筑波大学の推薦入試で不合格になった堀之内聖だが、筑波大学に受かると信じて疑わなかったので、彼も周囲もまるで他の選択肢を準備していなかった。12月初めに不合格が分かって、私は浦和市立高校の先生方に「10年に1人の人材を私立に行かせるのか!」とお叱りを受けた。そして、職員室の外のベランダに堀之内を呼び出し「関東大学リーグ2部の東京学芸大学(柔道の角田夏実選手の母校として今は知られていると思う)という国立大学を知っている?」と彼に質問したら、予想通り「知りません」という答えが返ってきた。私は「膝の怪我をした時にお見舞いに持って行った『ワールドサッカーの戦術』の著者がサッカー部の監督をされているので、行けば勉強になると思う。今は2部の門番と言われているけど、ホリが行って1部に上げれば」と話したら「分かりました。一般受験で学芸大を受けます」と即答した。

私は東京学芸大サッカー部の瀧井教授の研究室の電話番号を学芸大サッカー部OBの親友から教えてもらい3回電話をした。「堀之内という生徒が受験しますのでよろしくお願いします。」毎回同じことをお願いした。瀧井先生からの返答は「うちの大学はサッカーで入れる大学ではありませんから、とにかくセンター試験で点数を取らせて下さい」だけだった。私はとにかく「ホリノウチ」という言葉の印象を残すだけでもいいと思って必死だった。

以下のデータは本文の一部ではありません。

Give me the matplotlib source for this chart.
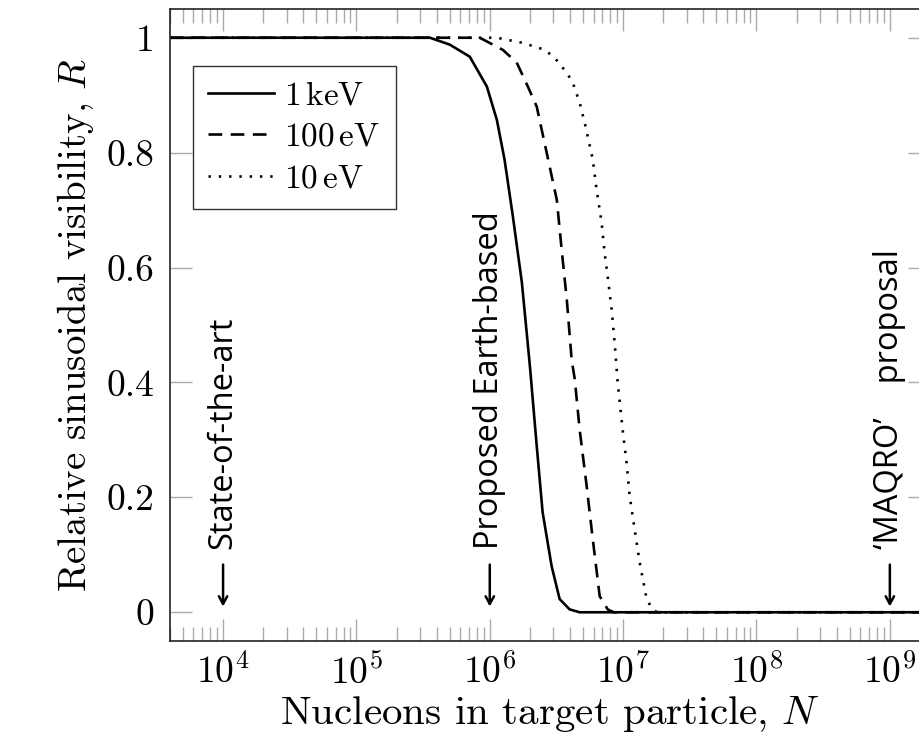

12月初めからセンター試験まで1ヶ月ちょっとしか時間がない状況で、しかも彼は評定平均は学年トップだったが、模試では学年で中位だった。しかし、冬休み明けに彼は「先生、だんだんセンターの問題を解くコツがわかってきました」と頼もしいコメントをするまでになっていた。センター試験の点数は77%だった。筑波大学のOBの先生方が「77%なら筑波に受かるから筑波を受けさせろ」と私に進言してきた。そのことを彼に伝えると「向こうが要らないと言っているのですから、僕は学芸大に行って筑波を倒します」と宣言をした。私は内心「コイツ、カッコいい」と思った。